-- BEGIN ENTRIES SUPPLIED --

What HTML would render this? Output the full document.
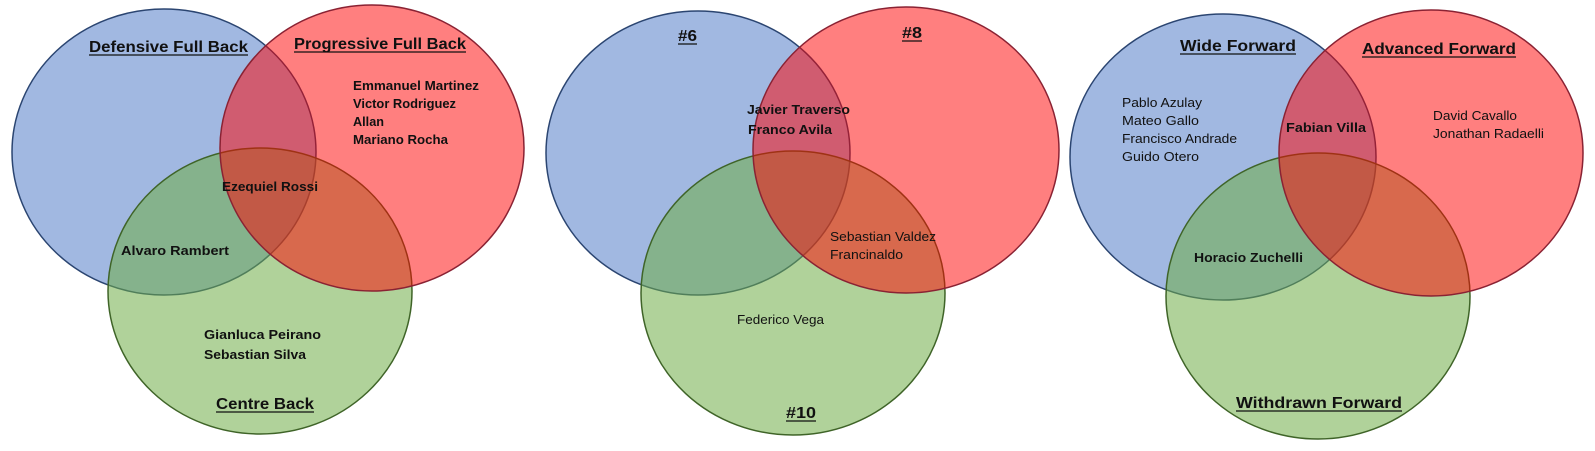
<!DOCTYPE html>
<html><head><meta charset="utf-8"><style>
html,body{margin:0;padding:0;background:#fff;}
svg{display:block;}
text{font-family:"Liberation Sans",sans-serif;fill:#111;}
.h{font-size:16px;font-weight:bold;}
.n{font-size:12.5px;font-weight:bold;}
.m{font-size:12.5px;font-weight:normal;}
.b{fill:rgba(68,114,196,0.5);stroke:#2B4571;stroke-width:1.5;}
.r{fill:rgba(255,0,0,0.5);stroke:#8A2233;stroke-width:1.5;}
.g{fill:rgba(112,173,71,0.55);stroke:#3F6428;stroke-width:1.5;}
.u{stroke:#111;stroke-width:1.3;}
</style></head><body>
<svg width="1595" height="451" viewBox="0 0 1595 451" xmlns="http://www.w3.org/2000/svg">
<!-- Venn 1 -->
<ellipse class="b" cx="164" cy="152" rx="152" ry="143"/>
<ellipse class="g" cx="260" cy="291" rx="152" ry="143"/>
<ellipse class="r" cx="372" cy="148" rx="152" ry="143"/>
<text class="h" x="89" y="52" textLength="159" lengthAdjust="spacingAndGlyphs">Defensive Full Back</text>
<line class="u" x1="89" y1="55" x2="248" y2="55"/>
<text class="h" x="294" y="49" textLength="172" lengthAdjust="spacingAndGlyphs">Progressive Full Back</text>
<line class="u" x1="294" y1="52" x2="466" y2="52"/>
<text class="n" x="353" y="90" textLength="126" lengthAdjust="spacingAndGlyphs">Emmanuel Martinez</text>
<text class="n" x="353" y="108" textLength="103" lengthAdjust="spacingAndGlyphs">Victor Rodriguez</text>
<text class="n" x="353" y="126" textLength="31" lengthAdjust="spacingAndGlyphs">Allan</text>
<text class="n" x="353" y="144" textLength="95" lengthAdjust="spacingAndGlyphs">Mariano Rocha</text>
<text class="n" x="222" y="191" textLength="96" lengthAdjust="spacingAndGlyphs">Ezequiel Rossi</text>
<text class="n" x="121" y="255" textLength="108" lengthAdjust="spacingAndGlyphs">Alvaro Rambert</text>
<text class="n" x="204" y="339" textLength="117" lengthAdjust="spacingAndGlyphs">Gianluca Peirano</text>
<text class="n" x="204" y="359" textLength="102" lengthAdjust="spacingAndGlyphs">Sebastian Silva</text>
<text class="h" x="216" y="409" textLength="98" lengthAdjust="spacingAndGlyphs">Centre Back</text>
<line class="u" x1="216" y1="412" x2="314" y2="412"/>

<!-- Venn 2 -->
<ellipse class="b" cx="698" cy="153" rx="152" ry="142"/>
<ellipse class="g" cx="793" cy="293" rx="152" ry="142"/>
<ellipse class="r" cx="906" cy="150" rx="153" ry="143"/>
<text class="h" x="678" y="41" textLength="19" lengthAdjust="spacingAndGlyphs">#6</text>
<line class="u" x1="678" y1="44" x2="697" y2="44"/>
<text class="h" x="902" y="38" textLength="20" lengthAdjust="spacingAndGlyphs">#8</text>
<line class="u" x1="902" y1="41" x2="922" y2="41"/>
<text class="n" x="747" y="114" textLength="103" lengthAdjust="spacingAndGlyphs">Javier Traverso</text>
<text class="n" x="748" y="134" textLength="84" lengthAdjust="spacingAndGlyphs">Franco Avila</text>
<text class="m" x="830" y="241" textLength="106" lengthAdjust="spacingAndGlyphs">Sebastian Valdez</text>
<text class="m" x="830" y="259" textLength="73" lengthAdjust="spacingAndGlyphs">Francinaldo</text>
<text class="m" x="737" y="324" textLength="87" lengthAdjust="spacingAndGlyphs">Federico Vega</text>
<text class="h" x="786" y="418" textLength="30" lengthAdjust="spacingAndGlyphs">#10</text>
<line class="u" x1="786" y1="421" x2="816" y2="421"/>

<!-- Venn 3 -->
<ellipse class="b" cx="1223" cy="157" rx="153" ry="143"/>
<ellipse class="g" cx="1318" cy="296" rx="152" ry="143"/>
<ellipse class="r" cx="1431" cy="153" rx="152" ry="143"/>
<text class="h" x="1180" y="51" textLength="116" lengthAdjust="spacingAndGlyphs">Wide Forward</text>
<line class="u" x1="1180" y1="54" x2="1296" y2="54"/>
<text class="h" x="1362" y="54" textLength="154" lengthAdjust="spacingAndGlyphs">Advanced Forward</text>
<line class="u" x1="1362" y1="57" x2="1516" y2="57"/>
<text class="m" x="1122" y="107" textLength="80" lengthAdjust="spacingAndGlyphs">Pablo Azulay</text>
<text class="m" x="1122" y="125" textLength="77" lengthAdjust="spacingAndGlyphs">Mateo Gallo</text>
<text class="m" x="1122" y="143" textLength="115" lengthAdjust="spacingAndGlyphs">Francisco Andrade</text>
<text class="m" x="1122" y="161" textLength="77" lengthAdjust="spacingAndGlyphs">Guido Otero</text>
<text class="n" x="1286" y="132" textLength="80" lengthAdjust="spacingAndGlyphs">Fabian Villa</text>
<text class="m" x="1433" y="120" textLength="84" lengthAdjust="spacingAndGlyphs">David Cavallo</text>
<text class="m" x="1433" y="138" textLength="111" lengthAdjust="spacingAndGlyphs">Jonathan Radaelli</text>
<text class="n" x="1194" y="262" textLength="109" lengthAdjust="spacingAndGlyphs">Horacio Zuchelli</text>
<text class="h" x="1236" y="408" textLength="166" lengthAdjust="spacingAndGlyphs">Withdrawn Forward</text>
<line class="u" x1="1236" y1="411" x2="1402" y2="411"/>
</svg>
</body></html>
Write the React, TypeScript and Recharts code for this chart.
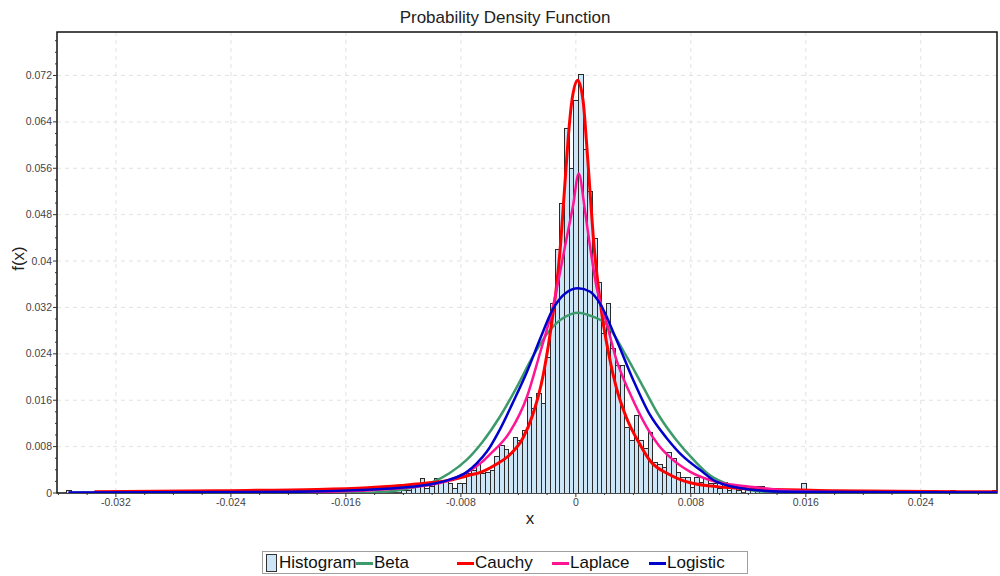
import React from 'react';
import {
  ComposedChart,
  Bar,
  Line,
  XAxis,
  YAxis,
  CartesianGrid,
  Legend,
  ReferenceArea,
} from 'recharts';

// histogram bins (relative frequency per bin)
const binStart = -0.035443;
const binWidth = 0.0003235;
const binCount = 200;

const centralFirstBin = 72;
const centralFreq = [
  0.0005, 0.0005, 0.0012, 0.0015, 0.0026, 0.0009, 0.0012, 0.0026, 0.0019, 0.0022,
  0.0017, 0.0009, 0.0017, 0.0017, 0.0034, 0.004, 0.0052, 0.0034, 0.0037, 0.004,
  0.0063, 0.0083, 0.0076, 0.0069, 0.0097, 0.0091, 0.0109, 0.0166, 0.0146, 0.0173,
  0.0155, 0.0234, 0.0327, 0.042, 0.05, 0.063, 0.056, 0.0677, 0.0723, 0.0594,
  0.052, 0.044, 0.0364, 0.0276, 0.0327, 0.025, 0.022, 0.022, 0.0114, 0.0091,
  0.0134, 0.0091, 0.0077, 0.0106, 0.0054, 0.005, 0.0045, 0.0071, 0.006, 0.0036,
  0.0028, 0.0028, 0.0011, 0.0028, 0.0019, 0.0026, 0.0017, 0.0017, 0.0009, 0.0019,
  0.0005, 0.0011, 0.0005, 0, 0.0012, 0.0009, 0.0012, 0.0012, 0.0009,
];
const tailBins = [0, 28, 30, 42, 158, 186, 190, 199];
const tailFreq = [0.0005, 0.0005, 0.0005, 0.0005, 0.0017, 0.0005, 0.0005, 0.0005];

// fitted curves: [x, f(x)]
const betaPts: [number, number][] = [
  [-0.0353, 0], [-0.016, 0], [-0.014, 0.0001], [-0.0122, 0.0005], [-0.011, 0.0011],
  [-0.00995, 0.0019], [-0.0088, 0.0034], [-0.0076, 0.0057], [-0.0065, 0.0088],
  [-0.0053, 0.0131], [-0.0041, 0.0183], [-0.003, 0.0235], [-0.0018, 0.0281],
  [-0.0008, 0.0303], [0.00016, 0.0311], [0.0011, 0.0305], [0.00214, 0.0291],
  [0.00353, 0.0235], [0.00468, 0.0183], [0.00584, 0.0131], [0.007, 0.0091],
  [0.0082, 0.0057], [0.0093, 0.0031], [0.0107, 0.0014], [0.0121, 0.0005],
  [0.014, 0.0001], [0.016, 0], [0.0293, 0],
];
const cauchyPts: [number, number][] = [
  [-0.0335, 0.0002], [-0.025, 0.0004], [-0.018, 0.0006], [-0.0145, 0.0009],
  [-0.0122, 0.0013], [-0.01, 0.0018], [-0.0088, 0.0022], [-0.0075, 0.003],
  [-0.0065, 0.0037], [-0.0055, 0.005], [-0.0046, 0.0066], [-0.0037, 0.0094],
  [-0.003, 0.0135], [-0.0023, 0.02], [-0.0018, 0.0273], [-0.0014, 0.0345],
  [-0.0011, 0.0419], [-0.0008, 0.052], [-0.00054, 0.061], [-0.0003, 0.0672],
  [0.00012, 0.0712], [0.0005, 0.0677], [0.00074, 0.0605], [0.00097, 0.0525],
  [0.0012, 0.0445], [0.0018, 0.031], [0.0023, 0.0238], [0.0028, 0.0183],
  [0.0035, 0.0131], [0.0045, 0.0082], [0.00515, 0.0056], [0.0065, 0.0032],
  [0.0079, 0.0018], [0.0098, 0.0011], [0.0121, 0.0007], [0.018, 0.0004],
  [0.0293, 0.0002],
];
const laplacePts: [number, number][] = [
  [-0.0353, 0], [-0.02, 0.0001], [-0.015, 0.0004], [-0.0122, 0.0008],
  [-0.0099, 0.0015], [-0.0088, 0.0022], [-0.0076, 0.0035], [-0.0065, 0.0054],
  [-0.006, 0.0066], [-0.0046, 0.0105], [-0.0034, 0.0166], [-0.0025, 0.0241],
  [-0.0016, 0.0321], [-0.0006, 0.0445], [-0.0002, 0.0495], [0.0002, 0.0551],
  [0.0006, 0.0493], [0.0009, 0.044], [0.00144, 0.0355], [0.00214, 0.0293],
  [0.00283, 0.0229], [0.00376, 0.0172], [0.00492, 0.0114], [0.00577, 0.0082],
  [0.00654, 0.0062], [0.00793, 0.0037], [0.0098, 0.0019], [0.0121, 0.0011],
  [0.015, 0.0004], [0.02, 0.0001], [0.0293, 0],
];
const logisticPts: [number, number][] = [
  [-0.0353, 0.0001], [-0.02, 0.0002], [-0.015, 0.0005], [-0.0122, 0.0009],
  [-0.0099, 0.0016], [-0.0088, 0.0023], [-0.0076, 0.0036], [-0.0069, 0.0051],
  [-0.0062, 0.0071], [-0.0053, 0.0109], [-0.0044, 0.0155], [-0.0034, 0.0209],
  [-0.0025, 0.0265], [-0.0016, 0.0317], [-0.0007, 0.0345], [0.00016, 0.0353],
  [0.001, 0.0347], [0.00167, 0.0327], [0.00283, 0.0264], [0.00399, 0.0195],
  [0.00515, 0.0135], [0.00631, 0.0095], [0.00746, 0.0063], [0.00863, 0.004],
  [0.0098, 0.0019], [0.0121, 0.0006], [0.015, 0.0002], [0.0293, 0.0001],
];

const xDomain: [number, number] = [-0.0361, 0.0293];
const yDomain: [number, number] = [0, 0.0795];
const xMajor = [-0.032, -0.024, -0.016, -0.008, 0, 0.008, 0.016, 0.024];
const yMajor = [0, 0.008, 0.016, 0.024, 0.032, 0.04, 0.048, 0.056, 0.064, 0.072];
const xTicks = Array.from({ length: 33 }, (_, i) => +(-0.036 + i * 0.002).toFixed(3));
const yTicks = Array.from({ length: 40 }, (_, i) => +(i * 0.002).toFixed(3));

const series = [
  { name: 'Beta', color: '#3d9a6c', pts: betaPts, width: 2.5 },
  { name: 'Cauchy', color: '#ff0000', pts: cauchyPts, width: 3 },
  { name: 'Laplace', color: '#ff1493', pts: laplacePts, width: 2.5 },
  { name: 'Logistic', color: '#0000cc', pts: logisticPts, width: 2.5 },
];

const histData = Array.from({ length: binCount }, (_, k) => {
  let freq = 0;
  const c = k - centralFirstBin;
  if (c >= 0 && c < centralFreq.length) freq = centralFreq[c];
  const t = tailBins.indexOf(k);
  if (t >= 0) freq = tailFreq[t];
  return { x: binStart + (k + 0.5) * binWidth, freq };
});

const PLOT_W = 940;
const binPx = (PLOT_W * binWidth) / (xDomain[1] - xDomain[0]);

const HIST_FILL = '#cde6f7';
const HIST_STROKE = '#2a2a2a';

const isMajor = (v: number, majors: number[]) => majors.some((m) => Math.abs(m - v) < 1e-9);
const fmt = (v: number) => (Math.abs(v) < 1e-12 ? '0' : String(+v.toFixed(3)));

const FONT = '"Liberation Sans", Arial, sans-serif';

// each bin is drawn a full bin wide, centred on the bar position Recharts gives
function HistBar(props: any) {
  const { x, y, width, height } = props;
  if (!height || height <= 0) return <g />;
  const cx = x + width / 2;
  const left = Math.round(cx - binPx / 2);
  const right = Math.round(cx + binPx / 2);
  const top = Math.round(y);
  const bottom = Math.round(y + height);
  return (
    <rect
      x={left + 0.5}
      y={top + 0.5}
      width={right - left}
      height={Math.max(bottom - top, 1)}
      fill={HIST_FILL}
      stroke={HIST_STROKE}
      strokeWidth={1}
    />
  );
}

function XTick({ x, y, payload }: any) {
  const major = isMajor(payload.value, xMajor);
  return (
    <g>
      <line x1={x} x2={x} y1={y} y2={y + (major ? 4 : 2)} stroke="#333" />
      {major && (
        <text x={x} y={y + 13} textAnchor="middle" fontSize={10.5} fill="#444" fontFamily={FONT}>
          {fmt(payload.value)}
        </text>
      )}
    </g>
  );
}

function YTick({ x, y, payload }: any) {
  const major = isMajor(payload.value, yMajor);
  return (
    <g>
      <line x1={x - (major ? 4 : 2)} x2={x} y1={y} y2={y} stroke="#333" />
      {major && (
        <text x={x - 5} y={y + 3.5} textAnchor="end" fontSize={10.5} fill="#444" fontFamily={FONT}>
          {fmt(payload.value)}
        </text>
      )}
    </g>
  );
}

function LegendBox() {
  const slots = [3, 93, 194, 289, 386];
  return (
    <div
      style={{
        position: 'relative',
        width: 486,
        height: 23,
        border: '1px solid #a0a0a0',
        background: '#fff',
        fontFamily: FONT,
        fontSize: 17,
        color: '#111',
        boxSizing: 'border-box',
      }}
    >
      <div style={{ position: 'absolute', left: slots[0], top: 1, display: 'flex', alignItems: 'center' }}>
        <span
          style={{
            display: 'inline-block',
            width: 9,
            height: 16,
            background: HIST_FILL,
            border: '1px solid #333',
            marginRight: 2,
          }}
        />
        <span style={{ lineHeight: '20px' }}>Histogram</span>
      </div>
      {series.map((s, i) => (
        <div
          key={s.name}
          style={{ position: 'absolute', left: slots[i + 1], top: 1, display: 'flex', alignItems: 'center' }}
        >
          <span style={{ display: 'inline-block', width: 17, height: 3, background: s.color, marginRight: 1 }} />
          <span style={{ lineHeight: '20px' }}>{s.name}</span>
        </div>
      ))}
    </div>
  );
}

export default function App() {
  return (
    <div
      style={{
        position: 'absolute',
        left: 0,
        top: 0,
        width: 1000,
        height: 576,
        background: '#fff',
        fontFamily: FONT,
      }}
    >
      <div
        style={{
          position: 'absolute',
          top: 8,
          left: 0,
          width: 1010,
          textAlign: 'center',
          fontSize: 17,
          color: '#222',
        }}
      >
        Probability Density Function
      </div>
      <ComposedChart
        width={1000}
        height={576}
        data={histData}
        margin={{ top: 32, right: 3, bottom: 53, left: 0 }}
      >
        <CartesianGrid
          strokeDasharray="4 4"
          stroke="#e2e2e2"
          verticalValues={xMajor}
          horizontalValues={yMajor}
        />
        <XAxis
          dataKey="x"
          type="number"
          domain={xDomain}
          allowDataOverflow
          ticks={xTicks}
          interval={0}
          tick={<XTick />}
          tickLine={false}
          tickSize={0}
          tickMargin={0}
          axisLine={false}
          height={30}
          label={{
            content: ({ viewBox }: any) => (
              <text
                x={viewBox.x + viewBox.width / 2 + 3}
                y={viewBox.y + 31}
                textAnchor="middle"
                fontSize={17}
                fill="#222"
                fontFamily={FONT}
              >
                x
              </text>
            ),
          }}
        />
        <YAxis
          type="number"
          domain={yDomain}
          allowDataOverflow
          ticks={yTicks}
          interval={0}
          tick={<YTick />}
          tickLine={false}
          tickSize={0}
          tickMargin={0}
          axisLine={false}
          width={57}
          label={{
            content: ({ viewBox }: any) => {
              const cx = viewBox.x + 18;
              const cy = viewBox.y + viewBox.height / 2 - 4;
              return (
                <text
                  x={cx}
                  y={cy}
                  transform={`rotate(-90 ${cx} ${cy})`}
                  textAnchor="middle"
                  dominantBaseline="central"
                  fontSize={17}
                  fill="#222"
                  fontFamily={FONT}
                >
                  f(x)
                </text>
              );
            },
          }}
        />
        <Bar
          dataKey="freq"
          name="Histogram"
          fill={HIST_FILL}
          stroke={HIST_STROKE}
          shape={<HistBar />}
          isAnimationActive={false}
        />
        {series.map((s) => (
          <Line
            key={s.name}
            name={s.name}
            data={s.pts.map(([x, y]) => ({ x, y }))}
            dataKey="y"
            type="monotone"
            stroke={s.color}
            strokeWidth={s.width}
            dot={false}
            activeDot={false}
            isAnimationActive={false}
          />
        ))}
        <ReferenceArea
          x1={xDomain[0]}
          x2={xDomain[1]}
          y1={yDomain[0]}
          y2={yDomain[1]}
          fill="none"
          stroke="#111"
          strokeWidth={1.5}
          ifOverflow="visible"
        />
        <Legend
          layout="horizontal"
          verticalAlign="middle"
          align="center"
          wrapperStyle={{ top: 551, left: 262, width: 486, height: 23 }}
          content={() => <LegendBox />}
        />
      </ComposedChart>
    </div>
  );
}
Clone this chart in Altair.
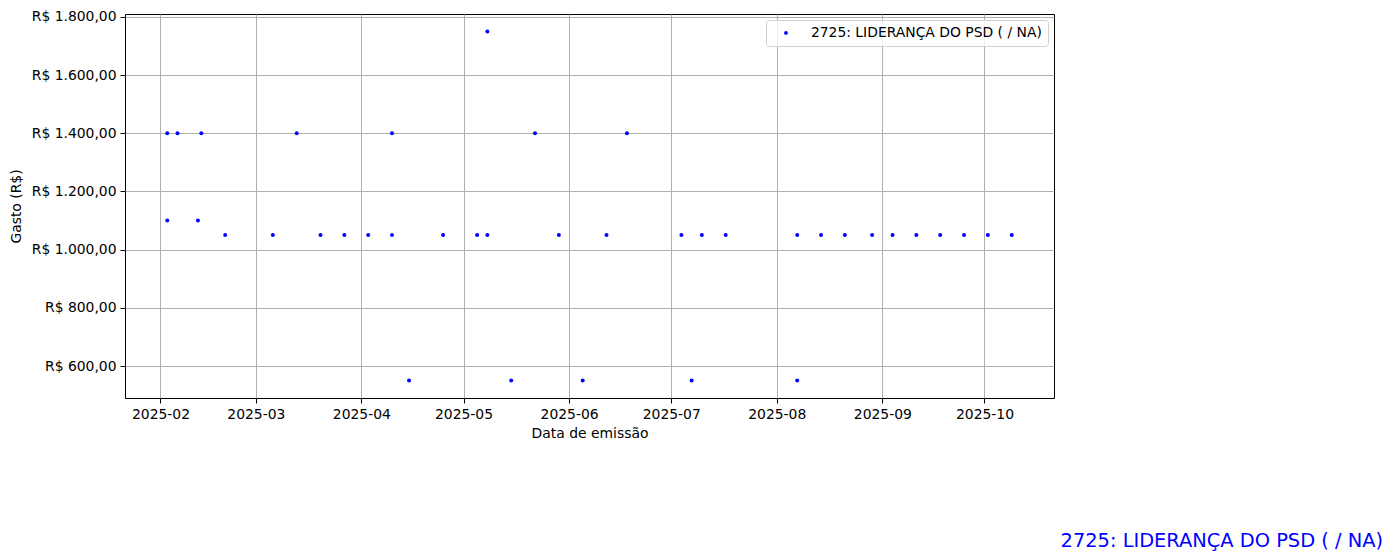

-- END ENTRIES SUPPLIED --

▶ WORK TO DO:
Transcribe only the lines above that start at the line containing "Write the React, TypeScript" and end at the line containing "const binCount = 200;". Omit pictures.

▶ SOLVED EXERCISE:
Write the React, TypeScript and Recharts code for this chart.
import React from 'react';
import {
  ComposedChart,
  Bar,
  Line,
  XAxis,
  YAxis,
  CartesianGrid,
  Legend,
  ReferenceArea,
} from 'recharts';

// histogram bins (relative frequency per bin)
const binStart = -0.035443;
const binWidth = 0.0003235;
const binCount = 200;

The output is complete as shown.